К всеобщему удивлению, последний брак писателя был весьма удачным. Мэри искренне любила мужа, терпеливо сносила все его причуды и капризы, преданно ухаживала за ним во время приступов – после множества сотрясений мозга, травм и аварий Хемингуэя постоянно мучили головные боли, нередко отказывали глаза, и лишь присутствие Мэри могло унять боль и прогнать вернувшиеся ночные кошмары. «Когда ее нет, наша Финка пуста, как бутылка, из которой выцедили все до капли», – писал Хемингуэй. Через несколько месяцев после свадьбы Мэри, к огромной радости мужа, забеременела – тот решил перевезти ее с захолустной Кубы на север США, где были хорошие врачи, но по дороге у Мэри открылось кровотечение: беременность оказалась внематочной. В больнице нерешительные врачи лишь разводили руками, и тогда Хемингуэй решил, по собственным словам, «изнасиловать судьбу»: он под личную ответственность велел влить Мэри плазму и провести необходимую операцию, а после неделю безвылазно провел в палате жены.

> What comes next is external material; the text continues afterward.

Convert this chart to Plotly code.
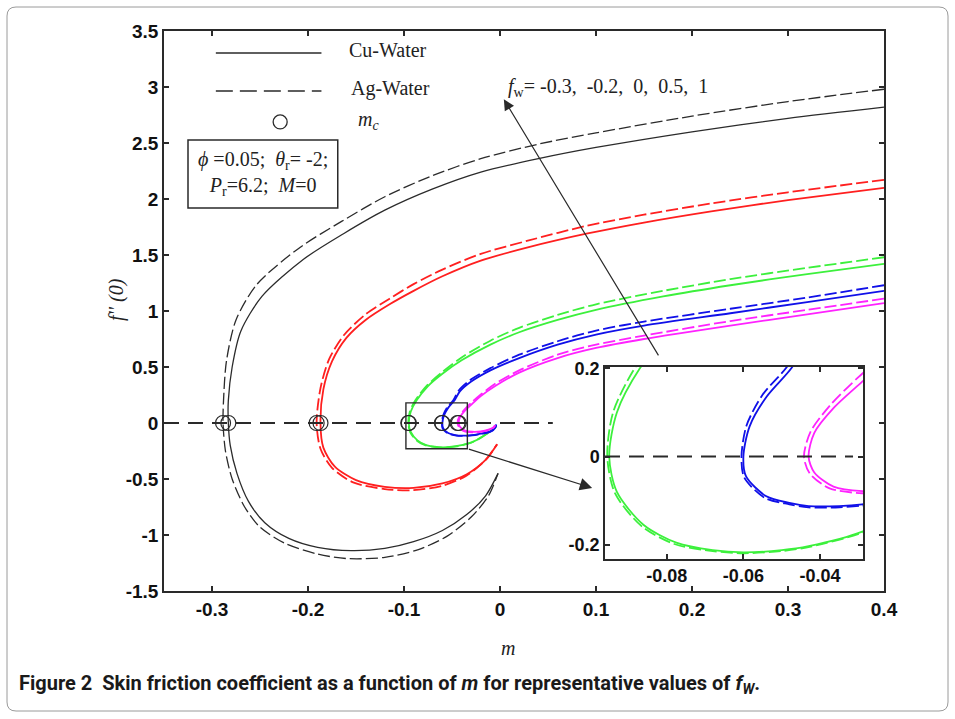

Переживания и болезни привели к тому, что писатель почти перестал писать. Он очень тяжело переживал кризис, и Мэри пыталась, как могла, развлекать его. Зиму 1948 – 49 годов чета Хемингуэев провела в Италии, где невезучий писатель снова получил травму: на охоте пыж попал в глаз, что вызвало воспаление. Несколько недель он провел в больнице Падуи, и все это время его навещала его новая любовь Адриана Иванчич, с которой он познакомился незадолго до несчастного случая. Девятнадцатилетняя красавица из аристократического венецианского рода, Адриана была незаурядной личностью и талантливой поэтессой; говорят, Хемингуэй мечтал жениться на ней, но боялся, что она откажет. Их отношения так и остались платоническими; образ Адрианы Хемингуэй воспел в романе «За рекой, в тени деревьев».
Чтобы мужу было удобнее работать, Мэри построила в Финке трехэтажную башню, отведя Хемингуэю весь второй этаж. Он проводил там дни в окружении множества кошек и любимого пса Блек Дога, однако работа не ладилась: Эрнест тосковал по Адриане, страдал от головных болей и приступов раздражительности, иногда по целым дням исчезая из дома и гуляя по гаванским барам с проститутками. Когда Адриана приехала его навестить, он словно расцвел. Юную графиню поселили в башне, где она по утрам писала картины, а вечером в обществе Хемингуэя и его друзей гуляла по Гаване, не обходя вниманием любимые места писателя – ресторан Floridita и бар Bodegita del Medio. После ее отъезда он, наконец, смог писать.
К слову, Адриана была не единственной платонической любовью Хемингуэя: у него были долгие романы в письмах – с Марлен Дитрих (говорили, что они оба были бы не прочь сделать его реальным, но никак не совпадали во времени: когда он был свободен, она была занята, и наоборот), Ингрид Бергман и несколькими поклонницами его таланта, однако ни один из них не оказал большого влияния на жизнь и творчество писателя.